Sedating antidepressants, such as trazodone (initial dose, ~50 mg nightly before bed) or mirtazapine (initial dose, 7.5 mg-15 mg nightly before bed), are an option for reducing anxiety and improving sleep disturbances. Sedating tricyclic antidepressants, such as amtriptyline or doxepin (typically in the initial range of 25 mg nightly before bed), have been used to induce sleep, but these have undesirable anticholinergic and cardiovascular effects and should generally not be used in this patient population. Hypnotics, such as zolpidem (initial dose, 5 mg nightly before bed), are sometimes used, but these agents are typically recommended for short-term treatment, whereas sleep disturbances in dementia patients may be prolonged and require ongoing therapy. Benzodiazepines are another option, and generally short- or intermediate-acting ones like lorazepam (initial dose, 0.25 mg-0.5 mg every 6 hours) are used; long-acting benzodiazepines such as clonazepam heighten the risk of falls and cognitive clouding and are usually avoided.

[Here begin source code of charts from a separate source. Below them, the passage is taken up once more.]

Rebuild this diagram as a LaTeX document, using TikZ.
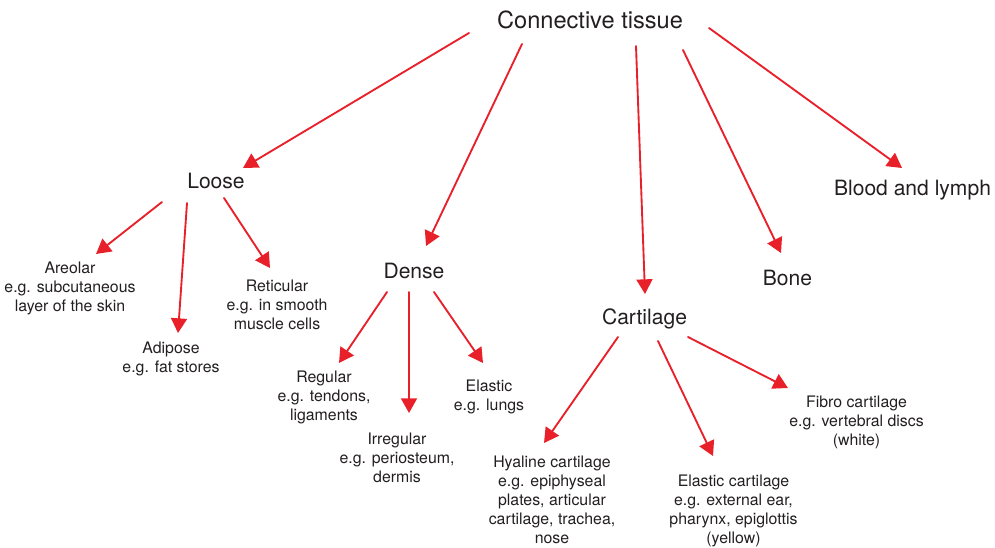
\documentclass[tikz,border=0pt]{standalone}
\usepackage{fontspec}
\setmainfont{TeX Gyre Heros}
\usetikzlibrary{arrows.meta,calc}

\begin{document}
\begin{tikzpicture}[
    x=0.75pt,
    y=-0.75pt,
    line cap=round,
    line join=round
]

\definecolor{ArrowRed}{HTML}{E8202A}
\definecolor{InkGray}{HTML}{231F20}

\tikzset{
    top label/.style={
        text=InkGray,
        inner sep=0pt,
        anchor=base,
        font=\fontsize{17.7}{21}\selectfont
    },
    group label/.style={
        text=InkGray,
        inner sep=0pt,
        anchor=base,
        font=\fontsize{15.8}{19}\selectfont
    },
    % multi-line: base sits on the last line
    type label/.style={
        text=InkGray,
        inner sep=0pt,
        anchor=base,
        align=center,
        font=\fontsize{11.9}{14.25}\selectfont
    },
    branch/.style={
        draw=ArrowRed,
        line width=1.4pt,
        -{Triangle[length=11pt,width=12pt]}
    }
}

\useasboundingbox (0,0) rectangle (995,547);

\node[top label] (ct) at (590,28) {Connective tissue};

\node[group label] (loose) at (216,188) {Loose};
\node[group label] (dense) at (414,278) {Dense};
\node[group label] (cartilage) at (644.5,324) {Cartilage};
\node[group label] (bone) at (787.5,285) {Bone};
\node[group label] (blood) at (912.5,195) {Blood and lymph};

\node[type label] (areolar) at (70,311) {Areolar\\e.g. subcutaneous\\layer of the skin};
\node[type label] (adipose) at (171,372) {Adipose\\e.g. fat stores};
\node[type label] (reticular) at (277,329) {Reticular\\e.g. in smooth\\muscle cells};

\node[type label] (regular) at (324,420) {Regular\\e.g. tendons,\\ligaments};
\node[type label] (irregular) at (397,482) {Irregular\\e.g. periosteum,\\dermis};
\node[type label] (elastic) at (489,410) {Elastic\\e.g. lungs};

\node[type label] (hyaline) at (552,543) {Hyaline cartilage\\e.g. epiphyseal\\plates, articular\\cartilage, trachea,\\nose};
\node[type label] (elasticcart) at (733.5,543) {Elastic cartilage\\e.g. external ear,\\pharynx, epiglottis\\(yellow)};
\node[type label] (fibro) at (856.5,445) {Fibro cartilage\\e.g. vertebral discs\\(white)};

% main branches
\draw[branch] ($(ct.base)+(-121,5)$) -- ($(loose.base)+(27,-20)$);
\draw[branch] ($(ct.base)+(-68,16)$) -- ($(dense.base)+(12,-32)$);
\draw[branch] ($(ct.base)+(46,18)$) -- ($(cartilage.base)+(0.5,-30)$);
\draw[branch] ($(ct.base)+(93,22)$) -- ($(bone.base)+(-6.5,-32)$);
\draw[branch] ($(ct.base)+(119,0)$) -- ($(blood.base)+(-10.5,-27)$);

% loose
\draw[branch] ($(loose.base)+(-54,14)$) -- ($(areolar.base)+(26,-57)$);
\draw[branch] ($(loose.base)+(-29,15)$) -- ($(adipose.base)+(7,-39)$);
\draw[branch] ($(loose.base)+(8,10)$) -- ($(reticular.base)+(-7,-61)$);

% dense
\draw[branch] ($(dense.base)+(-27,14)$) -- ($(regular.base)+(15,-57)$);
\draw[branch] ($(dense.base)+(-5,14)$) -- ($(irregular.base)+(12,-69)$);
\draw[branch] ($(dense.base)+(20,14)$) -- ($(elastic.base)+(-6,-47)$);

% cartilage
\draw[branch] ($(cartilage.base)+(-26.5,13)$) -- ($(hyaline.base)+(-8,-100)$);
\draw[branch] ($(cartilage.base)+(13.5,17)$) -- ($(elasticcart.base)+(-20.5,-87)$);
\draw[branch] ($(cartilage.base)+(43.5,13)$) -- ($(fibro.base)+(-68.5,-57)$);

\end{tikzpicture}
\end{document}
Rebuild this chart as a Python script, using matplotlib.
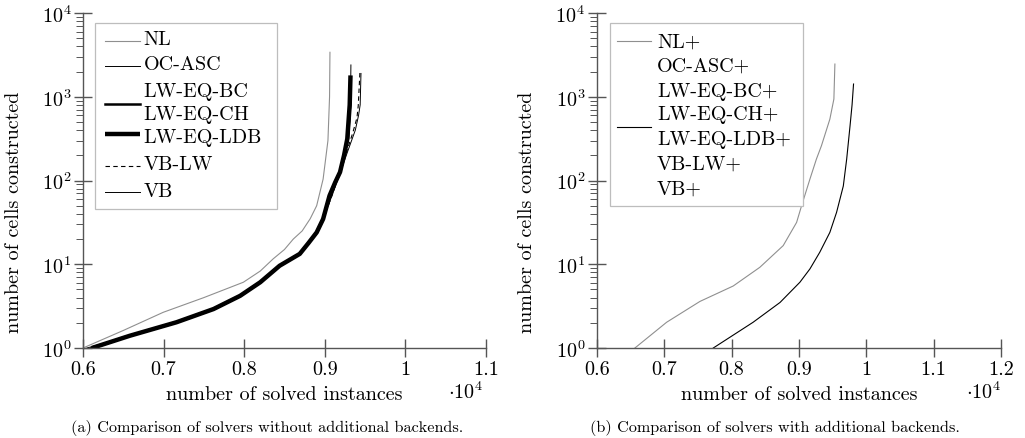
"""
Solver comparison: cells constructed vs. number of solved instances
"""

import matplotlib
matplotlib.use("Agg")
import matplotlib.pyplot as plt
from matplotlib.patches import Rectangle
from matplotlib.lines import Line2D
from matplotlib.ticker import FixedLocator, FuncFormatter, LogLocator, NullFormatter

FS = 14.5

plt.rcParams.update({
    'font.family': 'serif',
    'font.serif': ['cmr10'],
    'mathtext.fontset': 'cm',
    'axes.formatter.use_mathtext': True,
    'font.size': FS,
})

# ---- (a) without additional backends ----
nl_x = [6000, 6500, 6996, 7500, 7990, 8200, 8360, 8500, 8610, 8720, 8820, 8900, 8980, 9040, 9060, 9065]
nl_y = [1, 1.62, 2.67, 4.0, 6.1, 8.3, 11.6, 15, 20, 25, 35, 50, 104, 300, 1000, 3400]

ocasc_x = [6050, 6580, 7160, 7620, 7950, 8200, 8440, 8690, 8800, 8900, 8980, 9060, 9130, 9190, 9240, 9290, 9320, 9325]
ocasc_y = [1, 1.4, 2.03, 2.92, 4.2, 6.1, 9.6, 13.3, 18, 24, 34.7, 66, 95, 126, 200, 320, 900, 2400]

lwbc_x = [6110, 6580, 7160, 7620, 7950, 8200, 8440, 8690, 8800, 8900, 8980, 9060, 9130, 9190, 9240, 9285, 9315, 9320]
lwbc_y = [1, 1.4, 2.03, 2.92, 4.2, 6.1, 9.6, 13.3, 18, 24, 34.7, 66, 95, 126, 200, 314, 800, 1500]

lwch_x = [6110, 6580, 7160, 7620, 7950, 8200, 8440, 8690, 8800, 8900, 8980, 9060, 9130, 9190, 9240, 9290, 9318, 9322]
lwch_y = [1, 1.4, 2.03, 2.92, 4.2, 6.1, 9.6, 13.3, 18, 24, 34.7, 66, 95, 126, 200, 320, 900, 1400]

lwldb_x = [6110, 6580, 7160, 7620, 7950, 8200, 8440, 8690, 8800, 8900, 8980, 9060, 9130, 9190, 9240, 9280, 9310, 9320]
lwldb_y = [1, 1.4, 2.03, 2.92, 4.2, 6.1, 9.6, 13.3, 18, 24, 34.7, 66, 95, 126, 200, 314, 800, 1800]

vblw_x = [6110, 6580, 7160, 7620, 7950, 8200, 8440, 8690, 8800, 8900, 8980, 9100, 9190, 9270, 9350, 9400, 9416, 9437]
vblw_y = [1, 1.4, 2.03, 2.92, 4.2, 6.1, 9.6, 13.3, 18, 24, 34.7, 70, 130, 217, 376, 560, 780, 1960]

vb_x = [6110, 6580, 7160, 7620, 7950, 8200, 8440, 8690, 8800, 8900, 8980, 9100, 9200, 9290, 9380, 9420, 9440, 9450]
vb_y = [1, 1.4, 2.03, 2.92, 4.2, 6.1, 9.6, 13.3, 18, 24, 34.7, 70, 130, 230, 400, 600, 800, 1900]

# ---- (b) with additional backends ----
nlp_x = [6564, 7035, 7530, 8024, 8420, 8767, 8966, 9040, 9164, 9260, 9335, 9460, 9520, 9535]
nlp_y = [1, 2.03, 3.6, 5.5, 9.2, 16.7, 31.6, 50, 104, 180, 260, 540, 940, 2460]

others_x = [7728, 8320, 8720, 9015, 9164, 9310, 9460, 9560, 9660, 9710, 9760, 9790, 9812]
others_y = [1, 2.03, 3.5, 6.1, 8.8, 13.9, 24, 41.7, 86, 180, 450, 800, 1420]

left_labels = ['NL', 'OC-ASC', 'LW-EQ-BC', 'LW-EQ-CH', 'LW-EQ-LDB', 'VB-LW', 'VB']
right_labels = [s + '+' for s in left_labels]

GRAY = '#8f8f8f'
SPINE = '#555555'

fig = plt.figure(figsize=(10.25, 4.39), dpi=100)
ax1 = fig.add_axes([0.081, 0.205, 0.393, 0.763])
ax2 = fig.add_axes([0.5824, 0.205, 0.394, 0.763])

ax1.plot(nl_x, nl_y, color=GRAY, lw=0.8)
ax1.plot(lwldb_x, lwldb_y, color='black', lw=3.2, solid_capstyle='butt')
ax1.plot(lwbc_x, lwbc_y, color='black', lw=1.8)
ax1.plot(lwch_x, lwch_y, color='black', lw=1.8)
ax1.plot(ocasc_x, ocasc_y, color='black', lw=0.7)
ax1.plot(vblw_x, vblw_y, color='black', lw=0.8, ls=(0, (4, 3)))
ax1.plot(vb_x, vb_y, color='black', lw=0.7)

ax2.plot(nlp_x, nlp_y, color=GRAY, lw=0.8)
ax2.plot(others_x, others_y, color='black', lw=0.8)

xfmt = FuncFormatter(lambda v, p: f"{v / 1e4:g}")
for ax, xmax, xticks in [(ax1, 11000, [6000, 7000, 8000, 9000, 10000, 11000]),
                         (ax2, 12000, [6000, 7000, 8000, 9000, 10000, 11000, 12000])]:
    ax.set_yscale('log')
    ax.set_xlim(6000, xmax)
    ax.set_ylim(1, 1e4)
    ax.xaxis.set_major_locator(FixedLocator(xticks))
    ax.xaxis.set_major_formatter(xfmt)
    ax.yaxis.set_major_locator(LogLocator(base=10, numticks=10))
    ax.yaxis.set_minor_locator(LogLocator(base=10, subs=range(2, 10), numticks=20))
    ax.yaxis.set_minor_formatter(NullFormatter())
    for side in ['top', 'right']:
        ax.spines[side].set_visible(False)
    for side in ['left', 'bottom']:
        ax.spines[side].set_color(SPINE)
        ax.spines[side].set_linewidth(1.0)
    ax.tick_params(which='major', direction='inout', length=13, width=1.0, color=SPINE,
                   labelsize=FS, pad=2)
    ax.tick_params(which='minor', direction='out', length=5, width=0.7, color=SPINE)
    ax.set_xlabel('number of solved instances', fontsize=FS)
    ax.set_ylabel('number of cells constructed', fontsize=FS)
    ax.xaxis.set_label_coords(0.5, -0.112)

ax1.yaxis.set_label_coords(-0.149, 0.409)
ax2.yaxis.set_label_coords(-0.151, 0.409)
ax1.text(0.950, -0.128, r'$\cdot 10^4$', transform=ax1.transAxes, ha='center', va='center', fontsize=FS)
ax2.text(0.958, -0.128, r'$\cdot 10^4$', transform=ax2.transAxes, ha='center', va='center', fontsize=FS)


def draw_legend(ax, box, text_x, rows, samples):
    """pgfplots-like legend drawn by hand (axes fraction coordinates)"""
    x0, y0, x1, y1 = box
    ax.add_patch(Rectangle((x0, y0), x1 - x0, y1 - y0, transform=ax.transAxes,
                           facecolor='white', edgecolor='#bdbdbd', lw=0.9, zorder=5))
    for label, ty in rows:
        ax.text(text_x, ty, label, transform=ax.transAxes, va='center', ha='left',
                fontsize=FS, zorder=6)
    for (sx0, sx1, sy, kw) in samples:
        ax.add_line(Line2D([sx0, sx1], [sy, sy], transform=ax.transAxes, zorder=6, **kw))


left_rows = list(zip(left_labels, [0.922, 0.848, 0.767, 0.699, 0.630, 0.549, 0.469]))
left_samples = [
    (0.055, 0.141, 0.917, dict(color=GRAY, lw=0.8)),
    (0.055, 0.141, 0.842, dict(color='black', lw=0.7)),
    (0.055, 0.141, 0.728, dict(color='black', lw=1.8)),
    (0.055, 0.141, 0.639, dict(color='black', lw=3.2, solid_capstyle='butt')),
    (0.055, 0.141, 0.544, dict(color='black', lw=0.8, ls=(0, (4, 3)))),
    (0.055, 0.141, 0.465, dict(color='black', lw=0.7)),
]
draw_legend(ax1, (0.030, 0.415, 0.481, 0.970), 0.150, left_rows, left_samples)

right_rows = list(zip(right_labels, [0.916, 0.842, 0.767, 0.699, 0.624, 0.549, 0.475]))
right_samples = [
    (0.049, 0.135, 0.917, dict(color=GRAY, lw=0.8)),
    (0.049, 0.135, 0.659, dict(color='black', lw=0.8)),
]
draw_legend(ax2, (0.032, 0.424, 0.510, 0.970), 0.1485, right_rows, right_samples)

fig.text(267 / 1025, 1 - 428 / 439, '(a) Comparison of solvers without additional backends.',
         ha='center', va='center', fontsize=11.7)
fig.text(775 / 1025, 1 - 428 / 439, '(b) Comparison of solvers with additional backends.',
         ha='center', va='center', fontsize=11.7)

fig.savefig('out.png', dpi=100)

Over-the-counter sleep aids often contain a sedating antihistamine known as diphenhydramine, which has anticholinergic properties, and should generally be avoided in patients with dementia. An empirical trial of melatonin (typically 3 mg-6 mg nightly before bed) may be attempted.32,33

Psychotherapy 

Many types of psychotherapy are potentially useful, including supportive, cognitive, and existential therapies. Continued therapy for bereaved family members may be warranted after the patient dies.8 Consultations with psychiatrists may also help staff in understanding and coping with difficult patient behaviors and family interactions,10 and such sessions should explore divergent approaches to illness and death among different cultures. Psychiatrists are sometimes called on to evaluate the decision-making capacity of patients suffering from incurable or terminal illnesses. Making such determinations can be difficult and controversial, requiring clinical expertise and knowledge of mental health law.34,35

Conclusion

Adopting a palliative care approach to manage end-of-life care issues in patients with a terminal illness can help prevent unnecessary suffering. This is especially important for patients with dementia, whose condition may not be recognized as terminal and are thus subjected to overtreatment with therapies that offer few benefits and a substantial risk of adverse effects. Pain and psychiatric syndromes are common in dementia patients, yet they often go unrecognized or untreated. Appropriately managing these secondary conditions are essential to ensuring that these patients receive humane care.